The Year of the Tiger seems to have been significant in the development of Gung Haggis Fat Choy Robbie Burns Chinese New Year Dinner events.

On May 11th, Todd Wong was born in 1960, the Year of the Rat. He is a descendant of Rev. Chan Yu Tan, who arrived in Canada in 1896 as a Methodist Lay Preacher.  Todd is from the fifth generation that his family has lived in Vancouver.

Generations Chan Legacy 127 Toddish McWong in 1993

The first time I wore a kilt was in 1993.  Chinese New Year was January 23rd, the Year of the Chicken.  Robbie Burns Day was January 25th. I was to wear a kilt and carry a claymore (Scottish sword) in the Simon Fraser University Burns Day ceremonies.  Realizing that the two most important days in Chinese and Scottish culture were only 2 days away from each other, I coined the phrase “Gung Haggis Fat Choy” and called myself “Toddish McWong.”  My picture appeared in the Vancouver Sun and Vancouver Province… and even though I wouldn't wear a kilt or participate in a Burns ceremony again for years… friends would still tease me about wearing the kilt and call me “Toddish McWong.”

The next time Chinese New Year came close to January 25th was in 1998.  The Year of the Tiger began on January 28th.  This was the first Gung Haggis Fat Choy Dinner on Sunday January 25th.  It was held in the livingroom of a North Vancouver townhouse. My friend Gloria and I invited 14 of our friends to help create a multicultural mixing of Chinese and Scottish traditions… and everything in-between and beyond.  I had never before been to a Burns Supper before, and had to go to the Vancouver Public Library to look up directions.  I brought in poems from the 1998 anthology “Many Mouthed Birds” Contemporary writing by Chinese Canadians.  Even back then, the emphasis was on mult-culturalism and inter-culturalism, as we invited friends to play a song or read a poem.

Here are some of the words from that first invitation:
 

We are creating a celebration of Canadian culinary portions to celebrate the proximity of Robbie Burns Day (Jan 25) and Chinese New Year (Jan 28).  We ask you to help us share our unique perspective of multiculturalism with all Canadians, so that we all may better understand each other.
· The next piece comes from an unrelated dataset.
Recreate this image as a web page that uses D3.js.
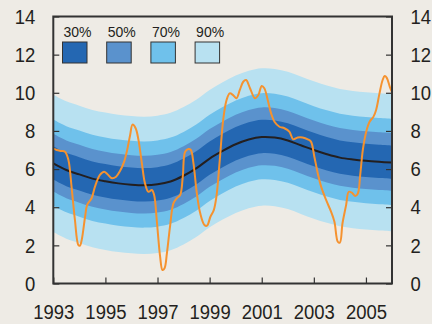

This Sunday, on January 25, we are creating a “Robbie Burns Chinese New Year Dinner” for 20 invited friends.  Haggis will be bagpiped in at 6pm sharp and served with traditional “neets and taters.”[sic]  Accompanying the haggis will be an assortment of Chinese sauces such as black bean, sweet and sour & chinese plum sauce to help facilitate the palatability of this “offal” dish.

It is important for Canadians to know that we are more that “Two Solitudes.”  We are “multi-solitudes” and we must be proactive in our association and integration to avoid separation anxiety and solitary depression.  As former lieutenant governor David Lam said, “Multiculturalism is like a pot-luck dinner, everybody brings something – and if you can’t, you offer to wash the dishes.
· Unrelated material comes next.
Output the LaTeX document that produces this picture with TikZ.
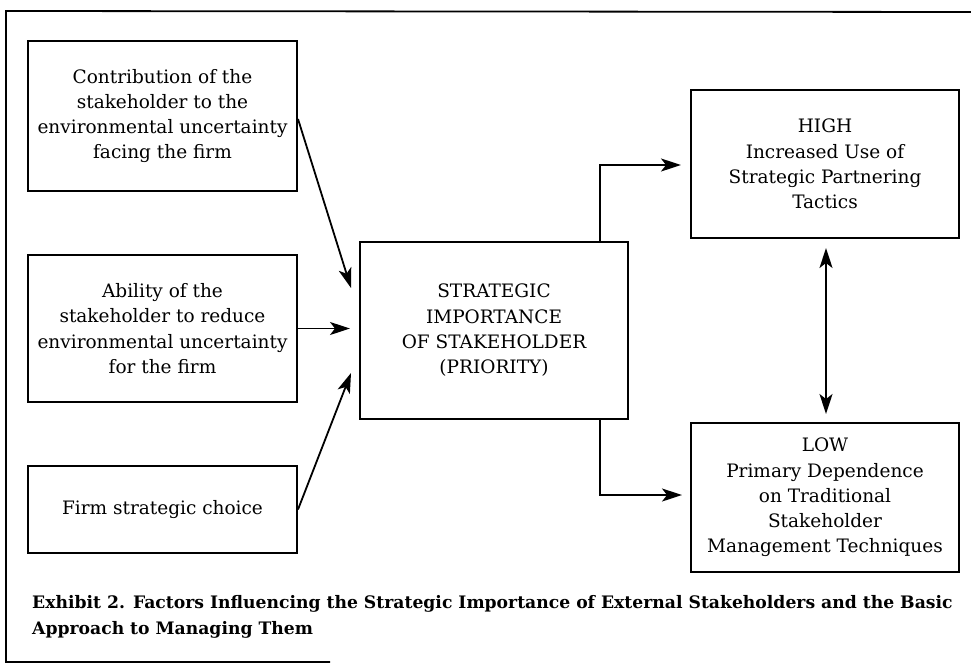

2009 saw the closest occurrence of both Robbie Burns Day and Chinese New Year, as January 25th fell on Chinese New Year's Eve.  It was also the designated year of Homecoming Scotland, a global celebration to invite all Scots and Scottish descendants home to Scotland to celebrate the 250th Anniversary of the birth of Robert Burns.  Chinese New Year ended with the Year of the Rat and welcomed the Year of the Ox.  The Gung Haggis Fat Choy Dinner was one of several Burns Suppers around the world that received one of 250 specially made bottles of 37 year old Famous Grouse blended whisky.  250 for the anniversary of Burns.  37 for the age of Burns when he died.  These bottles were auctioned off for charity.  We chose to donate 50% of money raised to go to the Burns 250 project, of the Scottish National Trust, for which I discovered that they have a Chinese punch bowl that Robert Burns used at the wedding of his brother Gilbert.
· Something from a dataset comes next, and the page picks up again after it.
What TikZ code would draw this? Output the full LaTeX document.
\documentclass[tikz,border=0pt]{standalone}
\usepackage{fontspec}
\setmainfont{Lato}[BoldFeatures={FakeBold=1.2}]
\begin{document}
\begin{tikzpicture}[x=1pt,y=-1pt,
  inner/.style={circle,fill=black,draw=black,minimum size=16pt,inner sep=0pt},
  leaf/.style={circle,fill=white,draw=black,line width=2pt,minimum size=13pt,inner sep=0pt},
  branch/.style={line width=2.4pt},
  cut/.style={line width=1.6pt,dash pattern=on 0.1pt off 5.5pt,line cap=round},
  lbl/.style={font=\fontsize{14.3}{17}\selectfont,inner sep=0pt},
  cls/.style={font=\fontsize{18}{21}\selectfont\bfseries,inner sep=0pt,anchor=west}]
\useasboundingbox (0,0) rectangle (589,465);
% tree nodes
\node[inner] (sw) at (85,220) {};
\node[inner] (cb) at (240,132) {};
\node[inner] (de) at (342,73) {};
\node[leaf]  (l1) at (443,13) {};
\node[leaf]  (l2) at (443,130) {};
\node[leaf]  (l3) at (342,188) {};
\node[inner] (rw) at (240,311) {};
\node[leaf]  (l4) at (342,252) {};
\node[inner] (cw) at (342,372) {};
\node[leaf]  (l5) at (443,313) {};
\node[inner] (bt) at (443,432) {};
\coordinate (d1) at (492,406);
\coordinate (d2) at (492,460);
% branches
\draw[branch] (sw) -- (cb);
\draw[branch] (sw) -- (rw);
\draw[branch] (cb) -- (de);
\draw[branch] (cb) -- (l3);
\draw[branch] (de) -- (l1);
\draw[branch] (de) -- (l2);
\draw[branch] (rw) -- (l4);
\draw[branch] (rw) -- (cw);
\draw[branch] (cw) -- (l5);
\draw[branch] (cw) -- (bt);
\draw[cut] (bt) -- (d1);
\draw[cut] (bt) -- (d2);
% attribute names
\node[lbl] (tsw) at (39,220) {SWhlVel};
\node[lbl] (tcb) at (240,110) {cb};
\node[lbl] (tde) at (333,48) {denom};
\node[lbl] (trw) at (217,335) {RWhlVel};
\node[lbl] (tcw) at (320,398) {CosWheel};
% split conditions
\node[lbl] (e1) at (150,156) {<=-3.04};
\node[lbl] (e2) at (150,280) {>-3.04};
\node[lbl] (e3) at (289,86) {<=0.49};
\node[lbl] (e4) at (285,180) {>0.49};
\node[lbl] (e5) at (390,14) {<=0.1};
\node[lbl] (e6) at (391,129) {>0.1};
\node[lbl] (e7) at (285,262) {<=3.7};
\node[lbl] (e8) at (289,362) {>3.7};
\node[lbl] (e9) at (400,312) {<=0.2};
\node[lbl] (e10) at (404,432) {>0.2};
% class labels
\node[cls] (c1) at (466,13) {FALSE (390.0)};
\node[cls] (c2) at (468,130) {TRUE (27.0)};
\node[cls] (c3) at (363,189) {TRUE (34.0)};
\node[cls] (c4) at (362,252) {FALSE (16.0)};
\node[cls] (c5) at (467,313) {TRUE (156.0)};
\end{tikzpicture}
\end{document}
Homecoming Year celebrations went on all through 2009.  In October, I received an invitation to Scottish Parliament for the Closing Reception of the  “This is Who We Are: Scots in Canada” exhibition.  I decided I had to go to Scotland.  On November 28th, I finally arrived at Glasgow Airport for my first trip to Scotland, after spending way too many hours in a plane from Vancouver on January 27th, and a 7 hour stopover in Amsterdam.  Exhibit curator Harry McGrath had told me that my picture was “featured rather prominently” – but he didn't tell me if was life-size!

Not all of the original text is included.